L'U.R.S.S. ayant refusé de se faire l'auxiliaire de l'Angleterre et de la France dans l'application de cette politique impérialiste contre l'Allemagne, leur attitude d'hostilité s'est encore accentuée envers l'U.R.S.S., témoignant avec évidence combien profondes sont les racines de classes de la politique hostile des impérialistes à l'égard de l'Etat Socialiste. [...]

[Relations germano-soviétiques]
Le brusque tournant vers de meilleures dispositions survenu dans les rapports entre l'U.R.S.S. et l'Allemagne a trouvé son expression dans le pacte de non-agression signé au mois d'août dernier. Ces nouvelles et bonnes relations soviéto-allemandes se sont pratiquement vérifiées lors des événements qui se sont déroulés dans l'ancienne Pologne, elles ont montré suffisamment leur solidité. Le développement des relations économiques, envisagées, déjà dès l'automne dernier, a trouvé son expression concrète dans la convention commerciale d'août 1939, puis dans celle de février 1940. Les échanges commerciaux entre l'Allemagne et l'U.R.S.S. se sont accrus sur la base de la réciprocité des avantages économiques et tout porte à croire qu'ils se développeront ultérieurement.
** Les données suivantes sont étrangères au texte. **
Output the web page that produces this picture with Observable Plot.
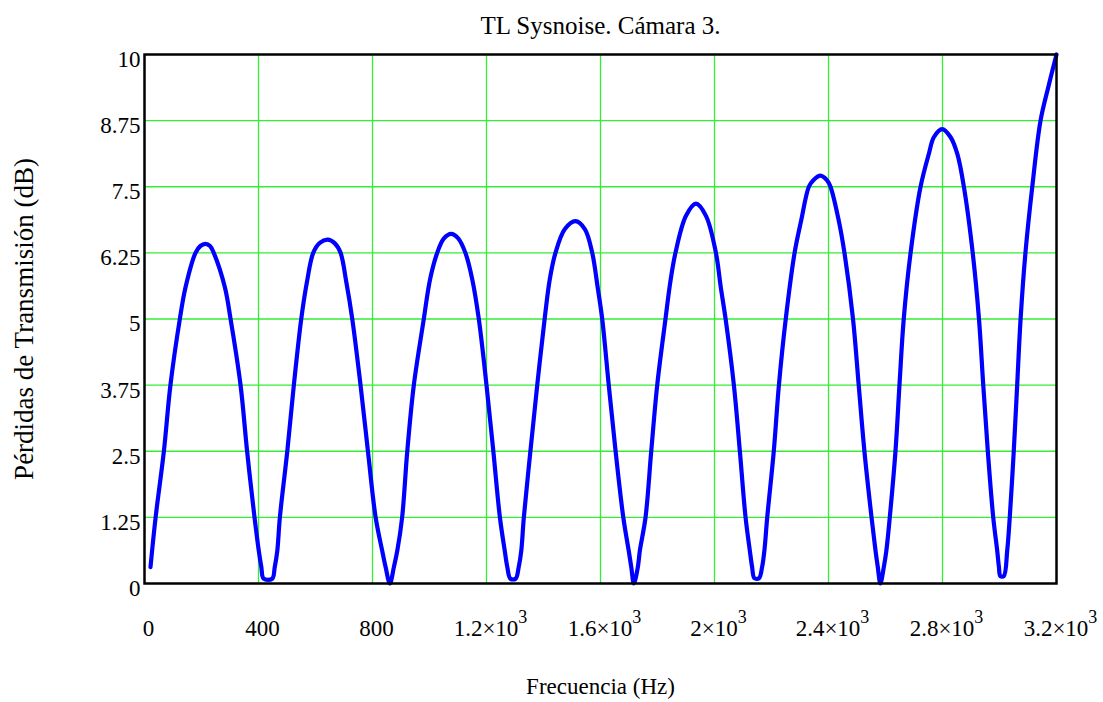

[Relations entre l'URSS et les puissances française et anglaise]
[...] La question évidemment est que la politique de neutralité pratiquée par l'U.R.S.S. n'est pas du goût des milieux dirigeants anglo-français. Au surplus ils ont apparemment les nerfs un peu malades. (Rires.) Ils voudraient nous imposer une autre politique, politique d'hostilité et de guerre contre l'Allemagne, politique qui leur permettrait d'utiliser l'U.R.S.S. à des fins impérialistes. Ces Messieurs devraient enfin comprendre que l'U.R.S.S. n'a été et ne sera jamais l'instrument d'une politique étrangère, que l'U.R.S.S. a toujours appliqué et continuera d'appliquer une politique à elle sans s'inquiéter de savoir si cela plait ou non à ces Messieurs des autres pays. (Applaudissements frénétiques et prolongés.)"

Le 29 mars 1940, près de deux semaines après la fin du conflit russo-finlandais, Viatcheslav Molotov, président du Conseil et commissaire aux Affaires étrangères, s'exprime devant le Soviet suprême sur la politique extérieure de l'URSS. 

Dans ce discours consacré essentiellement à la question finlandaise, il rappelle la position de l'URSS dans le conflit qui oppose l'Allemagne aux "principales puissances impérialistes de l'Europe : l'Angleterre et la France".

Tout d'abord, il accuse la France et l'Angleterre d'être les responsables de la guerre au motif qu'elles ont refusé les propositions de Paix formulées par le Chancelier Hitler dans son discours du 6 octobre 1939 célébrant la victoire allemande en Pologne. Ensuite, il dénonce leurs motivations en affirmant qu'elles ne se sont pas engagées dans cette guerre pour respecter leurs engagements vis-à-vis de la Pologne ou détruire l'idéologie nazie mais pour préserver leur hégémonie mondiale des prétentions allemandes. Le bellicisme et l'impérialisme franco-anglais ainsi que le pacifisme allemand ont été au centre de sa précédente intervention devant le Soviet suprême qui date du 31 octobre 1939.

Il évoque aussi les relations avec l'Allemagne. Tout d'abord, il se félicite des "nouvelles et bonnes relations soviéto-allemandes" tant sur le plan politique avec le respect des engagement pris au moment du partage de la Pologne que sur le plan économique avec le développement des échanges commerciaux. Ensuite, évoquant les aspirations franco-anglaises à un rapprochement  avec l'URSS, il affirme que le pouvoir soviétique n'a nullement l'intention de mener une "politique d'hostilité et de guerre contre l'Allemagne".